Rwanda. Dopo 30 anni ferite ancora aperte
«Le conseguenze del genocidio avvenuto nel mio Paese nel 1994 sono ancora tante. Le ferite non sono ancora del tutto risanate. È come se fosse successo ieri», dice monsignor Edouard Sinayobye, vescovo di Cyangugu, in Rwanda, durante un incontro a Roma, a margine dei lavori del Sinodo che si è tenuto lo scorso mese di ottobre in Vaticano.
Il genocidio del Rwanda è stato uno dei più sanguinosi episodi della storia dell’umanità dell’ultimo secolo. Secondo le ultime stime, in circa cento giorni, dal 6 aprile alla metà di luglio del 1994, nel piccolo Paese dell’Africa orientale furono massacrate a colpi di armi da fuoco o di machete oltre un milione di persone.
Si scontravano due etnie: quella maggioritaria Hutu e quella minoritaria Tutsi. Le vittime furono prevalentemente Tutsi, ma le violenze da parte delle frange estremiste dei primi finirono per colpire anche Hutu moderati.
Dopo quei terribili giorni è stato avviato «un processo di riconciliazione. La nostra opera quotidiana – dice monsignor Sinayobye – è quella di cercare di guarire le persone, di accompagnarle, sia le vittime che i colpevoli, nelle loro sofferenze».
Anche il processo sinodale che ha coinvolto la Chiesa di tutto il mondo, dice il vescovo, «noi lo abbiamo accolto come un kairos», un tempo giusto per lenire le piaghe che ancora investono la società del Rwanda.
«Per noi il Sinodo è stato dunque un processo di guarigione, di rinascita, di resurrezione», perché «lo abbiamo vissuto come un’opportunità di rafforzare l’unità e la riconciliazione nel nostro Paese, per capire che siamo una cosa sola, che possiamo vivere in fraternità».
«In ogni parrocchia, in ogni comunità, dobbiamo rafforzare ancora il nostro impegno per creare degli spazi dove la gente possa trovare una guarigione, possa imparare a perdonare e a pensare che sia possibile tornare a vivere insieme».
Il vescovo di Cyangugu spiega:«Non è affatto facile parlare di riconciliazione in un Paese che ha vissuto la tragedia del genicidio, perché bisogna accompagnare tutti, sia le vittime che gli aguzzini. Questo è il solo modo per affrontare veramente la riconciliazione. È un cammino che stiamo facendo e che continueremo a fare».
Un tassello di questa opera della Chiesa rwandese è la sua pastorale carceraria. Gli incontri negli istituti penitenziari permettono di guardare negli occhi proprio quelle persone detenute per essere state tra gli autori della terribile mattanza di trent’anni fa.

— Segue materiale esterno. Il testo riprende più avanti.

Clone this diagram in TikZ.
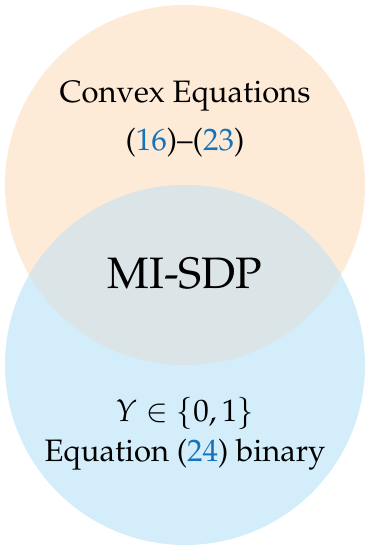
\documentclass[tikz,border=0pt]{standalone}
\usepackage[T1]{fontenc}
\usepackage{mathpazo}
\usetikzlibrary{positioning}
\definecolor{peach}{RGB}{253,234,215}
\definecolor{skyblue}{RGB}{212,237,250}
\definecolor{overlap}{RGB}{219,228,231}
\definecolor{citeblue}{RGB}{20,115,185}
\newcommand{\citeeq}[1]{(\textcolor{citeblue}{#1})}

\begin{document}
\begin{tikzpicture}[
  x=1pt, y=1pt,
  set/.style={circle, minimum size=360pt, inner sep=0pt},
  label/.style={align=center, font=\fontsize{31}{40}\selectfont},
  big/.style={font=\fontsize{44}{50}\selectfont},
]
  \useasboundingbox (0,0) rectangle (370,550);
  \node[set, fill=peach] (convex) at (185,365) {};
  \node[set, fill=skyblue] (binary) at (185,185) {};
  \begin{scope}
    \clip (convex.center) circle (180pt);
    \fill[overlap] (binary.center) circle (180pt);
  \end{scope}

  \node[label] (eqs) at (185,431) {Convex Equations\\[8pt]\citeeq{16}--\citeeq{23}};
  \node[big] (misdp) at (185,276) {MI-SDP};
  \node[label] (bin) at (185,116) {$Y \in \{0,1\}$\\Equation \citeeq{24} binary};
\end{tikzpicture}
\end{document}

Il perdono e la riconciliazione sono anche al centro del doppio Giubileo che sta celebrando la Chiesa cattolica del Rwanda. Oltre al Giubileo del 2025, che coinvolge i fedeli di tutto il mondo, nel Paese africano si celebrano i 125 anni dall’inizio dell’evangelizzazione con un fitto calendario di eventi che sono cominciati a febbraio di quest’anno e che si concluderanno il 6 dicembre del 2025 con una messa solenne a Kigali, la capitale.
Tra i prossimi appuntamenti, il 27 dicembre, si terrà un evento rivolto ai bambini, a Kibeho, nella diocesi di Gikongoro, il luogo che dal 1981 fu al centro delle apparizioni mariane riconosciute dalla Chiesa nel 2003. Già nel 1982 i veggenti parlavano di fiumi di sangue, di persone che si ammazzavano tra loro, di teste mozzate. Dodici anni dopo, proprio la città di Kibeho fu uno dei centri del genocidio.
Alle apparizioni di Kibeho, monsignor Edouard Sinayobye ha dedicato un libro («Io sono la Madre del Verbo») pubblicato in Italia da Ares nel 2015: testimone diretto di quegli eventi, decise di abbracciare la vita sacerdotale.
«I rwandesi – conclude -, così colpiti da quel massacro, grazie a Kibeho hanno imparato a portare cristianamente la pesantissima croce della sofferenza».